仕事で心がけているのは「無駄を愛する」ということ。就業時間が限られていると、つい効率性や生産性を気にしてしまうのですが、いまは事業の立ち上げ期なのでいろんな人と会ったりセミナーに出たり、事業とは直結しないような時間も大切にしています。オフィスも、あえていろんな拠点で働いて様々な部署の社員と話をするようにしています。
あとは、地域のママさんや地元の友達など、多様な立場の人と話して、自分の凝り固まった価値観をほぐすことも意識的にしています。同じ会社の社員や、キャリア意識の高いワーママとばかり話していると、まるでそれが一般的のような錯覚に陥ることがあるので気を付けています。みんなちがって、みんないい。キャリアカウンセラーとして、自分の解を押し付けるようなことがないよう、心がけています。
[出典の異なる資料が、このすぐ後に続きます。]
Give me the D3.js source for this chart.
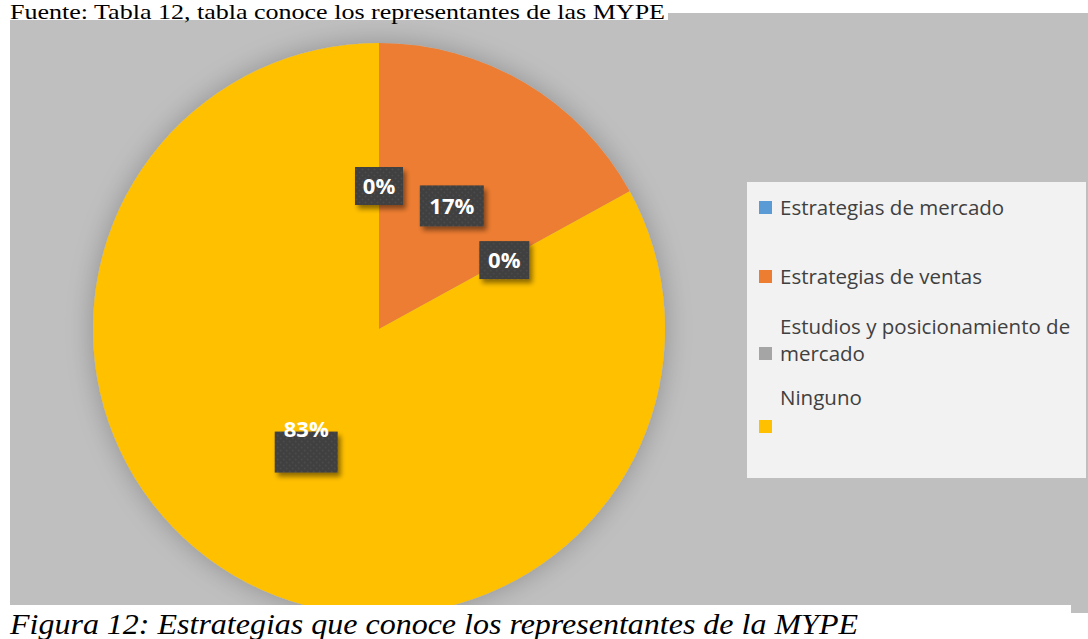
<!DOCTYPE html>
<html><head><meta charset="utf-8">
<script src="https://cdn.jsdelivr.net/npm/d3@7"></script>
<style>html,body{margin:0;padding:0;background:#fff;}svg{display:block;}</style>
</head><body>
<script>
const categories = ["Estrategias de mercado", "Estrategias de ventas", "Estudios y posicionamiento de mercado", "Ninguno"];
const values = [0, 17, 0, 83];
const labels = ["0%", "17%", "0%", "83%"];
const legendLines = [["Estrategias de mercado"], ["Estrategias de ventas"], ["Estudios y posicionamiento de", "mercado"], ["Ninguno", ""]];
const colors = ["#5b9bd5", "#ed7d31", "#a5a5a5", "#ffc000"];
const sourceText = "Fuente: Tabla 12, tabla conoce los representantes de las MYPE";
const captionText = "Figura 12: Estrategias que conoce los representantes de la MYPE";

const W = 1088, H = 639;
const svg = d3.select("body").append("svg").attr("width", W).attr("height", H);
const defs = svg.append("defs");

const sh = defs.append("filter").attr("id","pieShadow").attr("x","-20%").attr("y","-20%").attr("width","140%").attr("height","140%");
sh.append("feGaussianBlur").attr("in","SourceAlpha").attr("stdDeviation",14).attr("result","b");
sh.append("feComponentTransfer").attr("in","b").attr("result","b2").append("feFuncA").attr("type","linear").attr("slope",0.25);
sh.append("feOffset").attr("in","b2").attr("dx",0).attr("dy",0).attr("result","o");
const m = sh.append("feMerge"); m.append("feMergeNode").attr("in","o"); m.append("feMergeNode").attr("in","SourceGraphic");

const ls = defs.append("filter").attr("id","lblShadow").attr("x","-30%").attr("y","-30%").attr("width","160%").attr("height","160%");
ls.append("feGaussianBlur").attr("in","SourceAlpha").attr("stdDeviation",2.5).attr("result","b");
ls.append("feOffset").attr("in","b").attr("dx",3).attr("dy",4).attr("result","o");
ls.append("feComponentTransfer").attr("in","o").attr("result","o2").append("feFuncA").attr("type","linear").attr("slope",0.45);
const m2 = ls.append("feMerge"); m2.append("feMergeNode").attr("in","o2"); m2.append("feMergeNode").attr("in","SourceGraphic");

const pat = defs.append("pattern").attr("id","dots").attr("patternUnits","userSpaceOnUse").attr("width",6).attr("height",6);
pat.append("rect").attr("width",6).attr("height",6).attr("fill","#3f3f3f");
pat.append("circle").attr("cx",1.5).attr("cy",1.5).attr("r",1).attr("fill","#4d4d4d");
pat.append("circle").attr("cx",4.5).attr("cy",4.5).attr("r",1).attr("fill","#4d4d4d");

// chart area background
svg.append("rect").attr("x",10).attr("y",13).attr("width",W-10).attr("height",600).attr("fill","#bfbfbf");

// pie
const cx = 379, cy = 329, R = 286;
const pie = d3.pie().sort(null).value(d => d)(values);
const arc = d3.arc().innerRadius(0).outerRadius(R);
const g = svg.append("g").attr("transform", `translate(${cx},${cy})`);
g.append("g").attr("filter","url(#pieShadow)").selectAll("path").data(pie).join("path")
  .attr("d", arc).attr("fill", (d,i) => colors[i]);

// data labels
const lblArc = d3.arc().innerRadius(R/2).outerRadius(R/2);
const boxW = [48, 64, 50, 63], boxH = [38, 41, 38, 41];
const textDy = [0, 0, 0, -23];
const lg = g.append("g");
pie.forEach((d,i) => {
  const [x,y] = lblArc.centroid(d);
  const gg = lg.append("g").attr("transform", `translate(${x},${y})`);
  gg.append("rect").attr("x",-boxW[i]/2).attr("y",-boxH[i]/2).attr("width",boxW[i]).attr("height",boxH[i])
    .attr("fill","url(#dots)").attr("filter","url(#lblShadow)");
  gg.append("text").attr("x",0).attr("y",textDy[i]).attr("dy","0.36em").attr("text-anchor","middle")
    .attr("font-family","'Open Sans', sans-serif").attr("font-weight","bold").attr("font-size",22)
    .attr("fill","#ffffff").text(labels[i]);
});

// legend
const lgX = 747, lgY = 182;
svg.append("rect").attr("x",lgX).attr("y",lgY).attr("width",339).attr("height",296).attr("fill","#f2f2f2");
const itemTop = [208, 277, 327, 398];
const lineH = 27;
const leg = svg.append("g");
categories.forEach((c,i) => {
  const lines = legendLines[i];
  const last = itemTop[i] + (lines.length-1)*(i===3 ? 29 : lineH);
  leg.append("rect").attr("x",759).attr("y",last-7).attr("width",13).attr("height",13).attr("fill",colors[i]);
  lines.forEach((t,j) => {
    leg.append("text").attr("x",780).attr("y",itemTop[i] + j*lineH).attr("dy","0.35em")
      .attr("font-family","'Open Sans', sans-serif").attr("font-size",20.5).attr("fill","#404040").text(t);
  });
});

// source text
svg.append("rect").attr("x",0).attr("y",0).attr("width",668).attr("height",20).attr("fill","#ffffff");
svg.append("text").attr("x",10).attr("y",19).attr("font-family","'Liberation Serif', 'Times New Roman', serif")
  .attr("font-size",21.5).attr("fill","#000").attr("textLength",655).attr("lengthAdjust","spacingAndGlyphs").text(sourceText);

// caption
svg.append("rect").attr("x",0).attr("y",605).attr("width",1071).attr("height",34).attr("fill","#ffffff");
svg.append("text").attr("x",10).attr("y",634).attr("font-family","'Liberation Serif', 'Times New Roman', serif")
  .attr("font-style","italic").attr("font-size",29).attr("fill","#000").attr("textLength",848).attr("lengthAdjust","spacingAndGlyphs").text(captionText);
</script>
</body></html>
昨年、育休中に「ママボラン」というサービスを起案したそうですが、きっかけを教えてください!
育休中に、自分のキャリアについてすごく悩んだんです。これまで新卒で入社以来、営業や新規事業、人事といろんな経験を積んできました。産休に入る前は人事のマネージャーとして、未経験で研修や人事制度の運用など、責任ある仕事をたくさんやらせてもらいました。でも、産休・育休で会社から離れて、ふと、私はなにをやりたかったんだっけ、と考えたのです。
私がインテリジェンス(現パーソルキャリア)に入社した理由は、世の中に新しい働き方を生み出したかったから。日本の硬直した雇用慣行や働き方を変えて、仕事を通して成長し、仕事を通して自己実現していく、そんな社会にしたくて人材サービスを選びました。
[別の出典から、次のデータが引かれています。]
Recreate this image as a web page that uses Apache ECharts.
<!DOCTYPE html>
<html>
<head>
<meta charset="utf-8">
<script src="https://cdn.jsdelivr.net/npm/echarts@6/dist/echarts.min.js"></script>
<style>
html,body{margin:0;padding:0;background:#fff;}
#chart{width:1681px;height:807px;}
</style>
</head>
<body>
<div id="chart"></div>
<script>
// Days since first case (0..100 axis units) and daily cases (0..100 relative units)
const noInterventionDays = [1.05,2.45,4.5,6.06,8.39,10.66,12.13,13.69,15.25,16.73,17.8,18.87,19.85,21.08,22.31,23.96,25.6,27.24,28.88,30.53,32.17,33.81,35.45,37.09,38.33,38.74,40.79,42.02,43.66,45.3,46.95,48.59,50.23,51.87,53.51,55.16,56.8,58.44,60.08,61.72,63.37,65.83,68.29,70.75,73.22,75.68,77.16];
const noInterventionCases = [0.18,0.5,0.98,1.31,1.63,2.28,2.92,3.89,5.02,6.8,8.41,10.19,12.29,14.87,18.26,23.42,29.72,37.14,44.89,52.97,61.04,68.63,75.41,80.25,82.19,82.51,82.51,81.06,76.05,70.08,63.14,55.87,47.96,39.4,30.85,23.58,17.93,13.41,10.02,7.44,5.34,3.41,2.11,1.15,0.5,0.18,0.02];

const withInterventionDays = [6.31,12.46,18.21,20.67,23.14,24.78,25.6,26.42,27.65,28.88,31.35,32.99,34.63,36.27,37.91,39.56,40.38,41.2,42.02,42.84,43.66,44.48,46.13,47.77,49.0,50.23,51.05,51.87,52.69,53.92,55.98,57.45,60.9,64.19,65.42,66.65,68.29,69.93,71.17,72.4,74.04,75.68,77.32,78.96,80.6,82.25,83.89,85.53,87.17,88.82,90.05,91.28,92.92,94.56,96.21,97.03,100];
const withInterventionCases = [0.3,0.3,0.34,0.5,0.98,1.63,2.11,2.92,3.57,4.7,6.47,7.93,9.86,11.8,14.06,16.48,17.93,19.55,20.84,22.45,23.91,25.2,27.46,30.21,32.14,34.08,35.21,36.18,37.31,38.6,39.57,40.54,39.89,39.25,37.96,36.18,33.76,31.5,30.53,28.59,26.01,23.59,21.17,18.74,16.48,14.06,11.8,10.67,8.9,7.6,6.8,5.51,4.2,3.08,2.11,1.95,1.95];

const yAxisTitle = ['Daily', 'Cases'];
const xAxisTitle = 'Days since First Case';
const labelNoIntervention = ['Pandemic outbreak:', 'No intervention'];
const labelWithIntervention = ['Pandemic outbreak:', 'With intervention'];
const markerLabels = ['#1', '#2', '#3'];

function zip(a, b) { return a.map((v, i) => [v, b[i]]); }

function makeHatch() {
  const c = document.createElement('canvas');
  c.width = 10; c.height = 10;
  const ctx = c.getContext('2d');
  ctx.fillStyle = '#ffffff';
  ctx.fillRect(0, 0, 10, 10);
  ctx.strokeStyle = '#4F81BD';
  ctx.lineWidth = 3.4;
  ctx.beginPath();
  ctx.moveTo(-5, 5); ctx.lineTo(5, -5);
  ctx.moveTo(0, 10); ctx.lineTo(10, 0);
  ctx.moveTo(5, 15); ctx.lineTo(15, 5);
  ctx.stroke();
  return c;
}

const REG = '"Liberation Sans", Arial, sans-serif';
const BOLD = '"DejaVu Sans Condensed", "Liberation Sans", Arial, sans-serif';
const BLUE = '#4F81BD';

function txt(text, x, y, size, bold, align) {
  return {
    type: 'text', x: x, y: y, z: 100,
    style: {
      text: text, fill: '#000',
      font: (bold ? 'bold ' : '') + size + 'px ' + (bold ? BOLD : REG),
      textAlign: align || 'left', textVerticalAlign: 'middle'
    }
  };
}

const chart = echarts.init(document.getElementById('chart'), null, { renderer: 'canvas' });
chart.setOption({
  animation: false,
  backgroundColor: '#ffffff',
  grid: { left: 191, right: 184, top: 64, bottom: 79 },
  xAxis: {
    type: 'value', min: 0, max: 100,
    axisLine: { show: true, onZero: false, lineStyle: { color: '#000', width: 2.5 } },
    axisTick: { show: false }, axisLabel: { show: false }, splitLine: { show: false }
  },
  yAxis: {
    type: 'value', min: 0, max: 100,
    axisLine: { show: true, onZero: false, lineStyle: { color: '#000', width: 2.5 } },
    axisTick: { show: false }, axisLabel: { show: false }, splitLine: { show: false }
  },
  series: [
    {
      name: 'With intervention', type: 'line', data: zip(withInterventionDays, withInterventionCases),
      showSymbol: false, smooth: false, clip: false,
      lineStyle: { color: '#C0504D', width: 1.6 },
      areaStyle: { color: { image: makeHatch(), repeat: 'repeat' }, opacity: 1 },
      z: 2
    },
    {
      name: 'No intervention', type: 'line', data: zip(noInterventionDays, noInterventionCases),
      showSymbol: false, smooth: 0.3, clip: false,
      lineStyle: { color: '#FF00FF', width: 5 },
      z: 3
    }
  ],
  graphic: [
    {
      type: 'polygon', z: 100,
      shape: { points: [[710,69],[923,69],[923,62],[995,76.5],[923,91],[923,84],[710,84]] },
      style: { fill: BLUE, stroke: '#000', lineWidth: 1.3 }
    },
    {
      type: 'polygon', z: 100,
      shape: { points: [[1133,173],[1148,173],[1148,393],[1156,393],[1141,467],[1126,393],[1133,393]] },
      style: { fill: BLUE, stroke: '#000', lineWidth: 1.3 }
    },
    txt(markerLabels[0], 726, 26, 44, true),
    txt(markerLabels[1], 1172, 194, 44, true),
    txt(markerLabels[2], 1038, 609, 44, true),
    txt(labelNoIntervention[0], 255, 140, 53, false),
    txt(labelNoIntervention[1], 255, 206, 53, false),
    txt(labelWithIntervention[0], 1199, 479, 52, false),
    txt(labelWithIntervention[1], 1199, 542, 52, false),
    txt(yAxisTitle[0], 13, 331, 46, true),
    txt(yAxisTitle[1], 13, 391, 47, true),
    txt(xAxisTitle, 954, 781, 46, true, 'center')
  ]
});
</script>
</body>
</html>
育休という、会社と距離ができたからこそ本来の自分に立ち返れたというか。入社当時の想いを思い出して、また事業に挑戦しようと思えるようになりました。そんなタイミングで、ママボランを構想していた同じく育休中のメンバーと出会って、一緒に社内の新規事業コンテストに応募しようということになりました。
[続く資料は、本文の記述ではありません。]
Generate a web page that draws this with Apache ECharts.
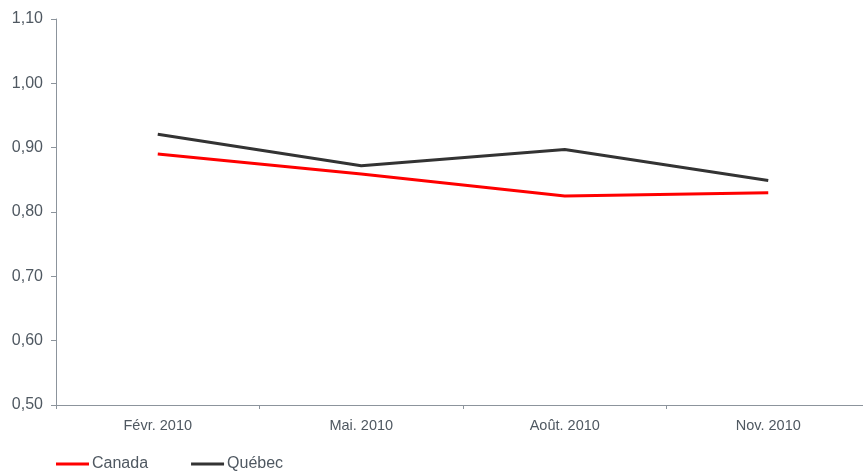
<!DOCTYPE html>
<html>
<head>
<meta charset="utf-8">
<script src="https://cdn.jsdelivr.net/npm/echarts@6/dist/echarts.min.js"></script>
<style>
  html, body { margin: 0; padding: 0; background: #fff; overflow: hidden; }
  /* un peu plus large que la fenêtre : l'axe x sort à droite */
  #chart { width: 871px; height: 474px; }
</style>
</head>
<body>
<div id="chart"></div>
<script>
// données
var periodes = ['Févr. 2010', 'Mai. 2010', 'Août. 2010', 'Nov. 2010'];
var canada = [0.890, 0.859, 0.825, 0.830];
var quebec = [0.921, 0.872, 0.897, 0.849];

var axisGray = '#8c949c';
var textGray = '#4f5861';

var chart = echarts.init(document.getElementById('chart'));
chart.setOption({
  animation: false,
  textStyle: { fontFamily: 'Liberation Sans, Arial, sans-serif' },
  grid: { left: 56, right: 1, top: 19, bottom: 69, containLabel: false, outerBoundsMode: 'none' },
  legend: {
    left: 51,
    top: 451,
    itemWidth: 33,
    itemHeight: 3,
    itemGap: 43,
    icon: 'rect',
    textStyle: { fontSize: 16, color: textGray, padding: [0, 0, 0, -2] },
    data: ['Canada', 'Québec']
  },
  xAxis: {
    type: 'category',
    data: periodes,
    boundaryGap: true,
    axisLine: { lineStyle: { color: axisGray, width: 1 } },
    axisTick: { show: true, inside: false, length: 4, lineStyle: { color: axisGray } },
    axisLabel: { color: textGray, fontSize: 14.5, margin: 13 },
    splitLine: { show: false }
  },
  yAxis: {
    type: 'value',
    min: 0.5,
    max: 1.1,
    interval: 0.1,
    axisLine: { show: true, lineStyle: { color: axisGray, width: 1 } },
    axisTick: { show: true, length: 5, lineStyle: { color: axisGray } },
    axisLabel: {
      color: textGray,
      fontSize: 16,
      margin: 13,
      formatter: function (v) { return v.toFixed(2).replace('.', ','); }
    },
    splitLine: { show: false }
  },
  series: [
    {
      name: 'Canada',
      type: 'line',
      data: canada,
      symbol: 'none',
      color: '#ff0000',
      lineStyle: { width: 3, color: '#ff0000' }
    },
    {
      name: 'Québec',
      type: 'line',
      data: quebec,
      symbol: 'none',
      color: '#333333',
      lineStyle: { width: 3, color: '#333333' }
    }
  ]
});
</script>
</body>
</html>
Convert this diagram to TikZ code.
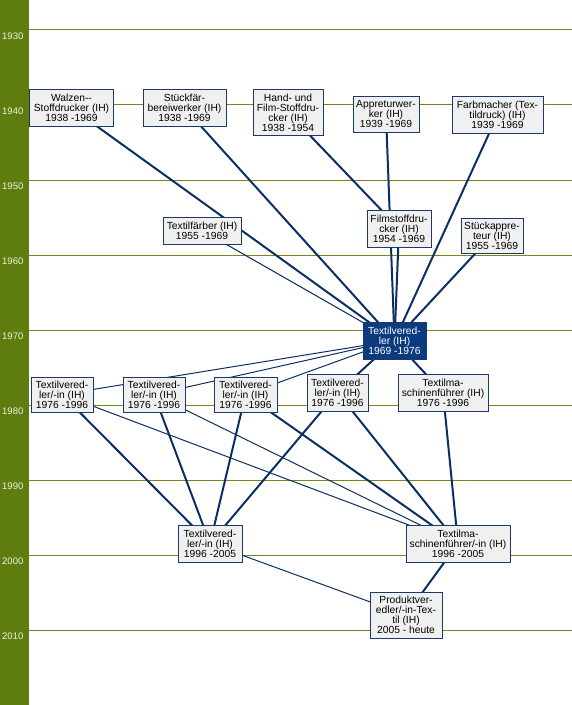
\documentclass[tikz,border=0pt]{standalone}
\usepackage{fontspec}
\setmainfont{Liberation Sans}
\usetikzlibrary{backgrounds}
\definecolor{bargreen}{HTML}{5E7D0E}
\definecolor{gridcol}{HTML}{7A841C}
\definecolor{boxfill}{HTML}{F0F0F0}
\definecolor{boxborder}{HTML}{1C3A68}
\definecolor{linecol}{HTML}{0C2F63}
\definecolor{mainfill}{HTML}{0B3B7E}
\definecolor{yeartext}{HTML}{EEF2DC}
\newcommand\boxfont{\fontsize{10.3bp}{10bp}\selectfont}
\newcommand\yearfont{\fontsize{9.5bp}{10bp}\selectfont}
\pgfdeclarelayer{gridlayer}
\pgfdeclarelayer{connlayer}
\pgfsetlayers{gridlayer,connlayer,main}
\tikzset{
  box/.style={draw=boxborder, fill=boxfill, line width=1bp, inner sep=0pt,
    align=center, font=\boxfont, text=black},
  mainbox/.style={box, fill=mainfill, text=white},
  conn/.style={draw=linecol, line width=2bp},
  thinconn/.style={draw=linecol, line width=1bp},
  gridline/.style={draw=gridcol, line width=1bp},
  yearlabel/.style={anchor=west, inner sep=0pt, font=\yearfont, text=yeartext},
}
\begin{document}
\begin{tikzpicture}[x=1bp,y=-1bp]
\useasboundingbox (0,0) rectangle (572,705);
\fill[bargreen] (0,0) rectangle (29,705);
% year grid
\foreach \yr [count=\i from 0] in {1930,1940,1950,1960,1970,1980,1990,2000,2010}{
  \coordinate (gl\yr) at (29,{30+75*\i});
  \coordinate (gr\yr) at (572,{30+75*\i});
  \node[yearlabel] (y\yr) at (2,{36+75*\i}) {\yr};
}
% boxes
\node[box, minimum width=83bp, minimum height=36bp] (walzen) at (71.5,108) {Walzen-{}-\\Stoffdrucker (IH)\\1938 -1969};
\node[box, minimum width=83bp, minimum height=36bp] (stueckfaer) at (184.5,108) {Stückfär-\\bereiwerker (IH)\\1938 -1969};
\node[box, minimum width=70bp, minimum height=45bp] (hand) at (288,112.5) {Hand- und\\Film-Stoffdru-\\cker (IH)\\1938 -1954};
\node[box, minimum width=66bp, minimum height=35bp] (appretur) at (386,114.5) {Appreturwer-\\ker (IH)\\1939 -1969};
\node[box, minimum width=91bp, minimum height=36bp] (farbmacher) at (497.5,115) {Farbmacher (Tex-\\tildruck) (IH)\\1939 -1969};
\node[box, minimum width=78bp, minimum height=27bp] (textilfaerber) at (202,230.5) {Textilfärber (IH)\\1955 -1969};
\node[box, minimum width=64bp, minimum height=37bp] (filmstoff) at (399,228.5) {Filmstoffdru-\\cker (IH)\\1954 -1969};
\node[box, minimum width=62bp, minimum height=35bp] (stueckappr) at (492,235.5) {Stückappre-\\teur (IH)\\1955 -1969};
\node[mainbox, minimum width=63bp, minimum height=37bp] (central) at (394.5,340.5) {Textilvered-\\ler (IH)\\1969 -1976};
\node[box, minimum width=62bp, minimum height=35bp] (tva) at (62,394.5) {Textilvered-\\ler/-in (IH)\\1976 -1996};
\node[box, minimum width=62bp, minimum height=35bp] (tvb) at (154,394.5) {Textilvered-\\ler/-in (IH)\\1976 -1996};
\node[box, minimum width=63bp, minimum height=35bp] (tvc) at (245.5,394.5) {Textilvered-\\ler/-in (IH)\\1976 -1996};
\node[box, minimum width=61bp, minimum height=37bp] (tvd) at (337.5,392.5) {Textilvered-\\ler/-in (IH)\\1976 -1996};
\node[box, minimum width=90bp, minimum height=37bp] (tmfa) at (443,392.5) {Textilma-\\schinenführer (IH)\\1976 -1996};
\node[box, minimum width=64bp, minimum height=37bp] (tvnew) at (210,543.5) {Textilvered-\\ler/-in (IH)\\1996 -2005};
\node[box, minimum width=104bp, minimum height=37bp] (tmfnew) at (458,543.5) {Textilma-\\schinenführer/-in (IH)\\1996 -2005};
\node[box, minimum width=72bp, minimum height=46bp] (produkt) at (406,615) {Produktver-\\edler/-in-Tex-\\til (IH)\\2005 - heute};
% grid lines
\begin{pgfonlayer}{gridlayer}
\foreach \yr in {1930,1940,1950,1960,1970,1980,1990,2000,2010}{
  \draw[gridline] (gl\yr) -- (gr\yr);
}
\end{pgfonlayer}
% connectors
\begin{pgfonlayer}{connlayer}
\draw[conn] (walzen.center) -- (central.center);
\draw[conn] (stueckfaer.center) -- (central.center);
\draw[conn] (hand.center) -- (filmstoff.center);
\draw[conn] (appretur.center) -- (central.center);
\draw[conn] (farbmacher.center) -- (central.center);
\draw[thinconn] (textilfaerber.center) -- (central.center);
\draw[conn] (filmstoff.center) -- (central.center);
\draw[conn] (stueckappr.center) -- (central.center);
\draw[thinconn] (central.center) -- (tva.center);
\draw[thinconn] (central.center) -- (tvb.center);
\draw[thinconn] (central.center) -- (tvc.center);
\draw[conn] (central.center) -- (tvd.center);
\draw[conn] (central.center) -- (tmfa.center);
\draw[conn] (tva.center) -- (tvnew.center);
\draw[conn] (tvb.center) -- (tvnew.center);
\draw[conn] (tvc.center) -- (tvnew.center);
\draw[conn] (tvd.center) -- (tvnew.center);
\draw[thinconn] (tva.center) -- (tmfnew.center);
\draw[thinconn] (tvb.center) -- (tmfnew.center);
\draw[conn] (tvc.center) -- (tmfnew.center);
\draw[conn] (tvd.center) -- (tmfnew.center);
\draw[conn] (tmfa.center) -- (tmfnew.center);
\draw[thinconn] (tvnew.center) -- (produkt.center);
\draw[conn] (tmfnew.center) -- (produkt.center);
\end{pgfonlayer}
\end{tikzpicture}
\end{document}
復職後すぐに新しいサービスの立ち上げは大変ではありませんか?
育休中に、私は人事ではなく事業を創っていくと決めたので、大変さはありませんでしたね。
映画マトリックスの中で主人公ネオが敵のスミスに「この戦いはお前と関係ないじゃないか。なぜそこまでして戦うのだ?」と尋ねられて、こう答えるんです。「Because I choose to.(私がそう選んだからだ)」
わたしはこの道を選んで、幸いなことに経営陣は事業化のチャンスをくれたので、大変だと思うことはないです。Because I choose to.
あと、もう少し現実的なお話をすると、同じワーママのメンバー3名でやっているのでお互い支えあえるというのも助かっていることです。子供の体調不良時や、仕事があふれそうな時は、すぐ他のメンバーにヘルプをお願いします。3名に加えてそれぞれの夫も同じチームと考えると6名いますので、仕事や家庭を6名で支えていると思えばなんとかなるんじゃないかと思っています。
次に育休を取るなら、絶対にこれはやりたい!という過ごし方はありますか?
いまママボランの営業をしているので、もし二人目に恵まれたら、私自身がママボランとして事業貢献したいですね。素晴らしい事業を少人数で支えているNPOやベンチャーがたくさんあるので、自分の経験を生かしてなにかできればと。
あとは、上の子も連れてフィリピンに親子留学に行ってみたいですね。
今後の目標やプランを教えて下さい!
ママボランを通して、元気なワーママを応援していきたいです。
組織名はそのままズバリ「ママお仕事がんばって(MOG)事業推進室」と名付けました。
復職後、罪悪感を持ちながら働いている方はまだまだ多いと思うのですが、私たちは事業を通じて“育児はキャリアの「ブランク」ではなく「ブライト」なんだ”というメッセージを伝えていきたいと思っています。
組織名には、子どもに「ママお仕事がんばって!」と言ってほしい、ママの働く姿を見せることで子どものキャリア観の醸成につながれば、という思いも込められています。
最後に、こちらのインタビューをご覧になっている方に向けてメッセージをお願いします。
ここまで話してきてなんですが、私個人はパワーママではないと思っています。一緒に事業を創っている二人の仲間がいて、さらにその家族も含めてママボランは成り立っています。一人でパワーママになろうとせず、会社の同僚や家族と一緒に協働することが大切だと思います。